**Problem requirements:** Retype the lines beneath this one, from the first through the line containing "from bokeh.resources import INLINE". Pictures are left out.

**Dataset section:**
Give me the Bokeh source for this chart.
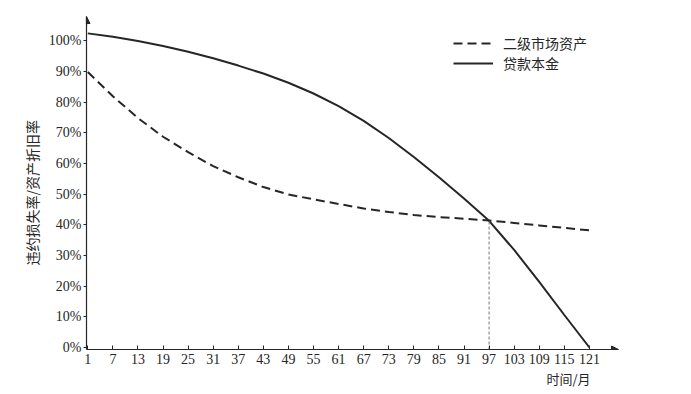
from bokeh.plotting import figure
from bokeh.models import (FixedTicker, PrintfTickFormatter, Legend, LegendItem,
                          Arrow, NormalHead, Range1d, Title)
from bokeh.embed import file_html
from bokeh.resources import INLINE

# ---- data ----
months = [1, 7, 13, 19, 25, 31, 37, 43, 49, 55, 61, 67, 73, 79, 85, 91, 97, 103, 109, 115, 121]
secondary_market = [89.8, 81.9, 74.8, 68.7, 63.7, 59.1, 55.5, 52.3, 49.9, 48.3, 46.8,
                    45.3, 44.2, 43.2, 42.5, 42.0, 41.4, 40.6, 39.8, 39.0, 38.2]
loan_principal = [102.4, 101.3, 99.9, 98.3, 96.4, 94.3, 91.9, 89.3, 86.3, 82.8, 78.7,
                  73.9, 68.3, 62.1, 55.5, 48.6, 41.3, 31.8, 21.4, 10.6, 0.0]
series_names = ["二级市场资产", "贷款本金"]
x_ticks = months
y_ticks = [0, 10, 20, 30, 40, 50, 60, 70, 80, 90, 100]
y_title = "违约损失率/资产折旧率"
x_title = "时间/月"
cross_month = 97
cross_value = 41.3

CJK = "Noto Sans CJK SC"
SERIF = "Liberation Serif"
INK = "#262626"

x0, x1 = 0.69, 127.96
y0, y1 = -0.65, 107.9

p = figure(width=691, height=394, output_backend="svg", toolbar_location=None,
           x_range=Range1d(x0, x1), y_range=Range1d(y0, y1),
           min_border_left=86, min_border_right=73, min_border_top=16, min_border_bottom=45)
p.outline_line_color = None
p.grid.visible = False
p.background_fill_color = "white"

# axes
for ax in (p.xaxis[0], p.yaxis[0]):
    ax.axis_line_color = INK
    ax.axis_line_width = 1.2
    ax.major_tick_line_color = INK
    ax.minor_tick_line_color = None
    ax.major_label_text_font = SERIF
    ax.major_label_text_font_size = "14px"
    ax.major_label_text_color = INK

p.xaxis.ticker = FixedTicker(ticks=x_ticks)
p.xaxis.major_tick_in = 4
p.xaxis.major_tick_out = 0
p.xaxis.major_label_standoff = 4

p.yaxis.ticker = FixedTicker(ticks=y_ticks)
p.yaxis.formatter = PrintfTickFormatter(format="%d%%")
p.yaxis.major_tick_in = 0
p.yaxis.major_tick_out = 3
p.yaxis.major_label_standoff = 2

# axis titles
p.add_layout(Title(text=y_title, align="left", offset=84, standoff=8,
                   text_font=CJK, text_font_size="14px", text_font_style="normal",
                   text_color=INK), "left")
p.add_layout(Title(text=x_title, align="left", offset=460, standoff=0,
                   text_font=CJK, text_font_size="13px", text_font_style="normal",
                   text_color=INK), "below")

# arrows on axes
p.add_layout(Arrow(end=NormalHead(size=7, fill_color=INK, line_color=INK),
                   x_start=x1 - 5, y_start=y0, x_end=x1, y_end=y0,
                   line_color=INK, line_width=1.2))
p.add_layout(Arrow(end=NormalHead(size=7, fill_color=INK, line_color=INK),
                   x_start=x0, y_start=y1 - 3, x_end=x0, y_end=y1,
                   line_color=INK, line_width=1.2))

# series
r_dash = p.line(months, secondary_market, line_color=INK, line_width=2, line_dash="9 5")
r_solid = p.line(months, loan_principal, line_color=INK, line_width=2)

# crossing marker
p.segment(x0=[cross_month], y0=[y0], x1=[cross_month], y1=[cross_value],
          line_color="#777777", line_width=1, line_dash="3 2")

legend = Legend(items=[LegendItem(label=series_names[0], renderers=[r_dash]),
                       LegendItem(label=series_names[1], renderers=[r_solid])],
                location=(367, 275.7), padding=0, margin=0, spacing=0,
                glyph_width=40, glyph_height=20, label_height=20, label_standoff=10,
                label_text_font=CJK, label_text_font_size="14px", label_text_color=INK,
                border_line_color=None, background_fill_alpha=0)
p.add_layout(legend, "center")

open("out.html", "w").write(file_html(p, INLINE))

**Response:**
Give me the Bokeh source for this chart.
from bokeh.plotting import figure
from bokeh.models import (FixedTicker, PrintfTickFormatter, Legend, LegendItem,
                          Arrow, NormalHead, Range1d, Title)
from bokeh.embed import file_html
from bokeh.resources import INLINE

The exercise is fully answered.